ZAR performance: A volatile, range-bound month
Against both the USD and GBP, the Rand experienced a choppy yet ultimately range-bound trajectory through July. This reflected the push-pull of global macro forces and domestic developments. ZAR strength early in the month was driven by broad risk-on sentiment, weakness in the US Dollar, and South Africa’s strong trade surplus. However, mid-month saw a sharp reversal as Trump’s escalating tariff regime, explicitly targeting South African exports, triggered investor flight and renewed fears around trade disruption and job losses. The USD/ZAR pair climbed from 17.57 to 17.92 during this period, while GBP/ZAR also moved higher as global risk appetite faltered and commodity prices dipped.
The ZAR regained some ground in the third week, buoyed by softer US inflation data and optimism around South Africa’s G20 diplomacy. Another bout of pressure emerged as markets digested SARB’s rate cut and solid US GDP data. The month closed with a volatile swing. ZAR weakness following tariff implementation and the SARB’s dovish pivot was abruptly offset by a sharp USD selloff after a dismal US jobs report. GBP/ZAR tracked a similar path. The Rand initially strengthened, then weakened due to tariff and inflation concerns, before settling into late-stage consolidation. Overall, the currency oscillated within a relatively narrow band, caught between geopolitical shocks and flashes of economic resilience.
Uncertain outlook for ZAR
The ZAR navigated a minefield in July. Trump’s tariffs, SARB’s dovish tilt, and fragile domestic politics created a climate of uncertainty. Yet the currency proved more resilient than expected, aided by a solid trade surplus, gold’s rally and moments of USD fragility.
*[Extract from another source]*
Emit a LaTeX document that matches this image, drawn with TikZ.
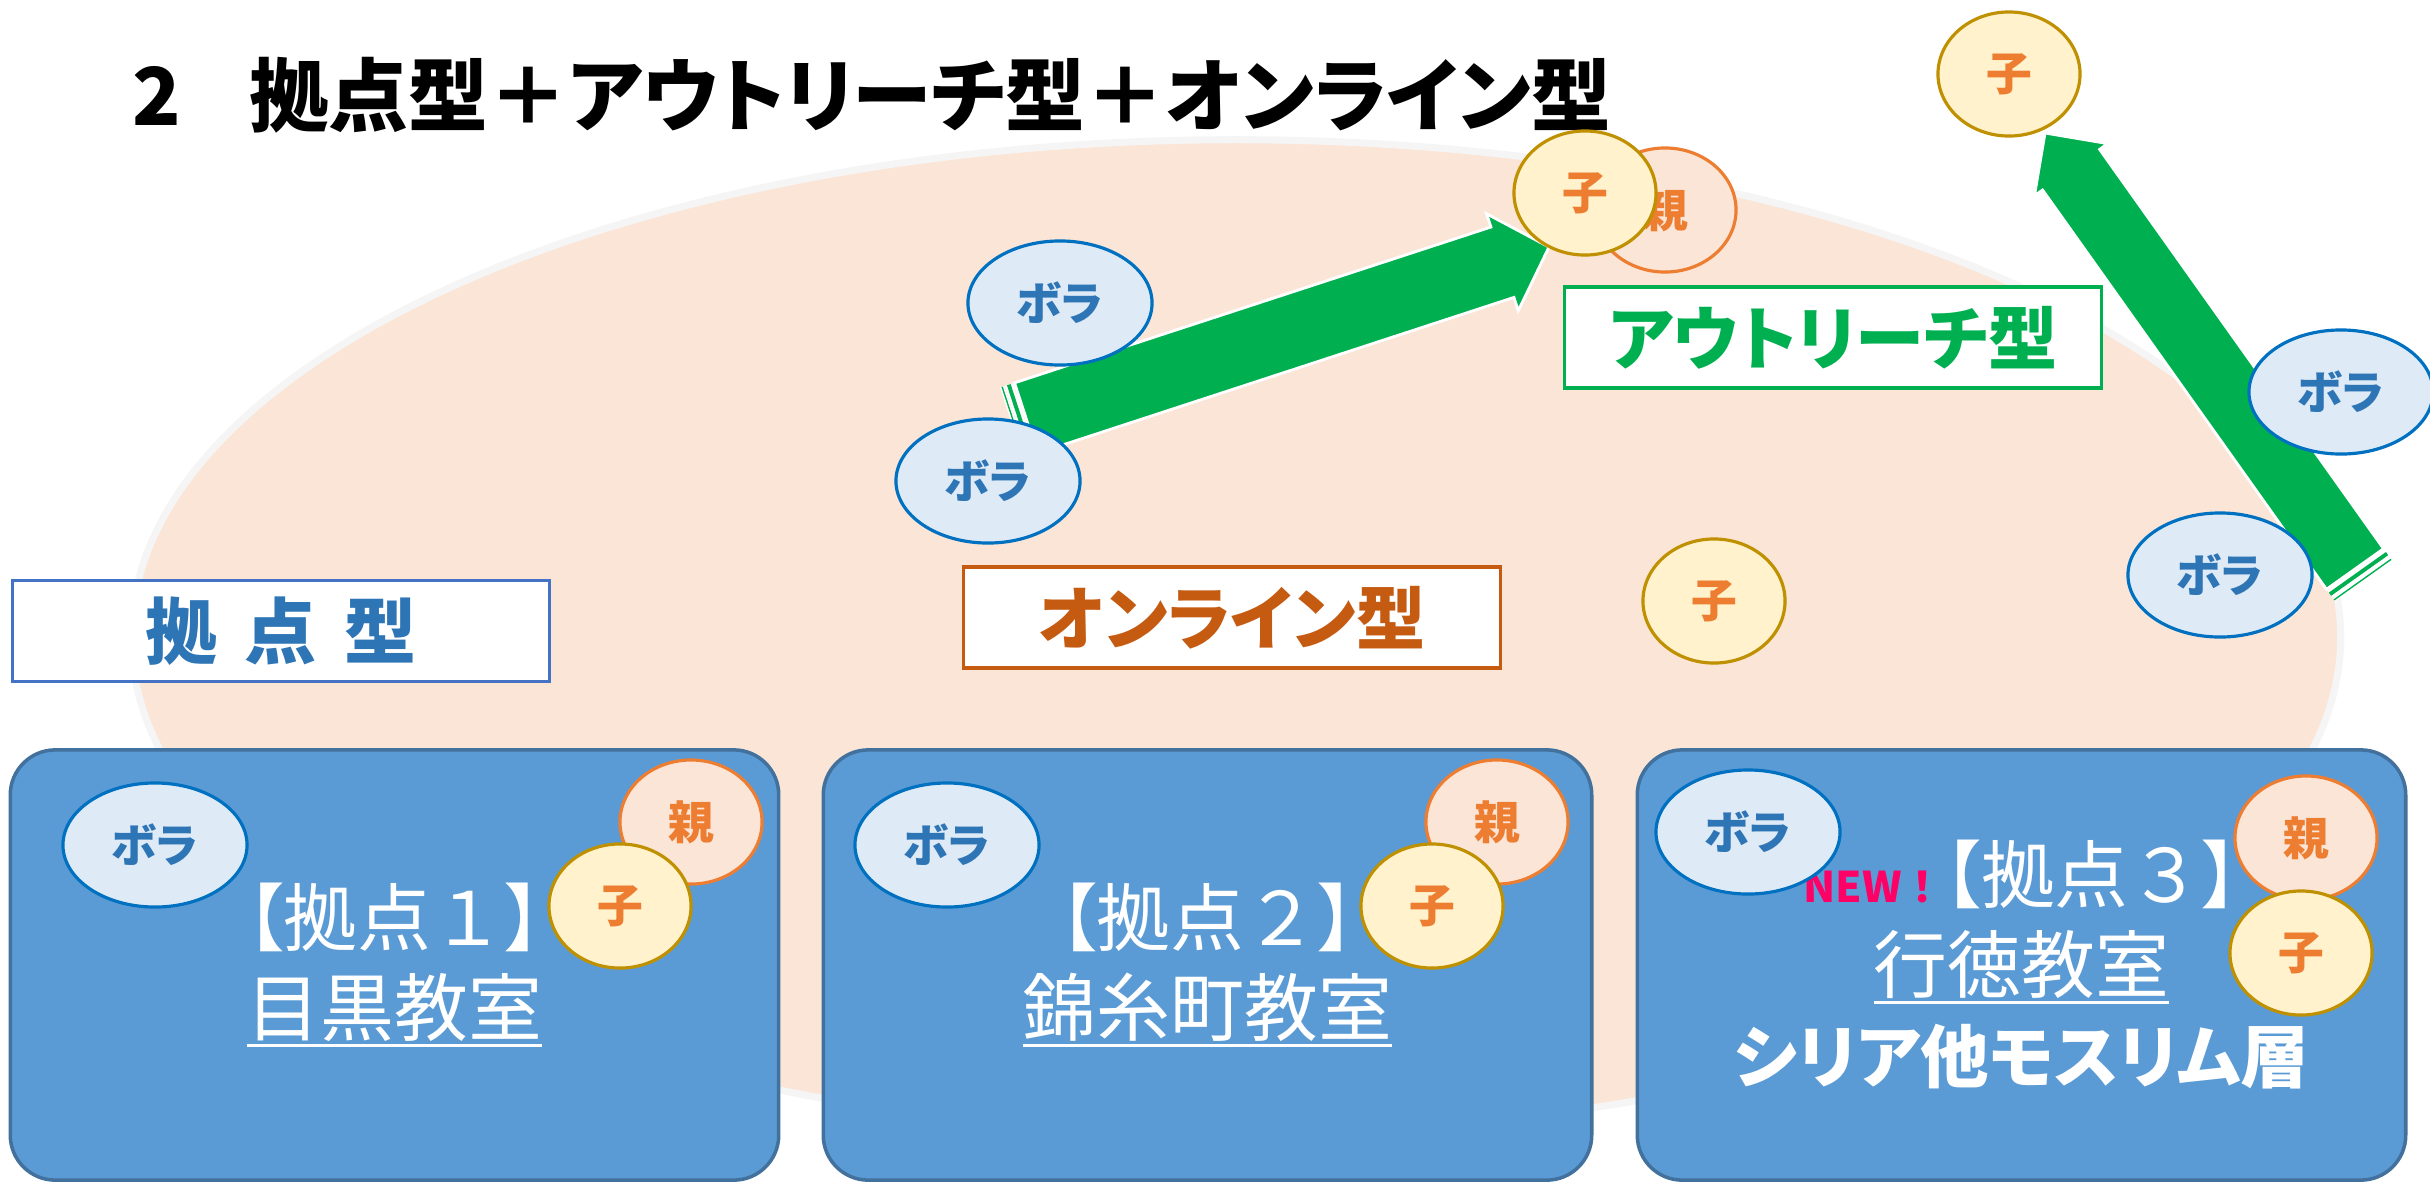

Looking ahead, August will be defined by how aggressively the US administration follows through on tariffs, the SARB’s reaction to inflationary risks, and whether Ramaphosa can hold the GNU line. The ZAR enters the month bruised but not broken. Its fate now hinges on whether markets believe the GNU can hold, and if Washington’s trade war will spiral beyond rhetoric.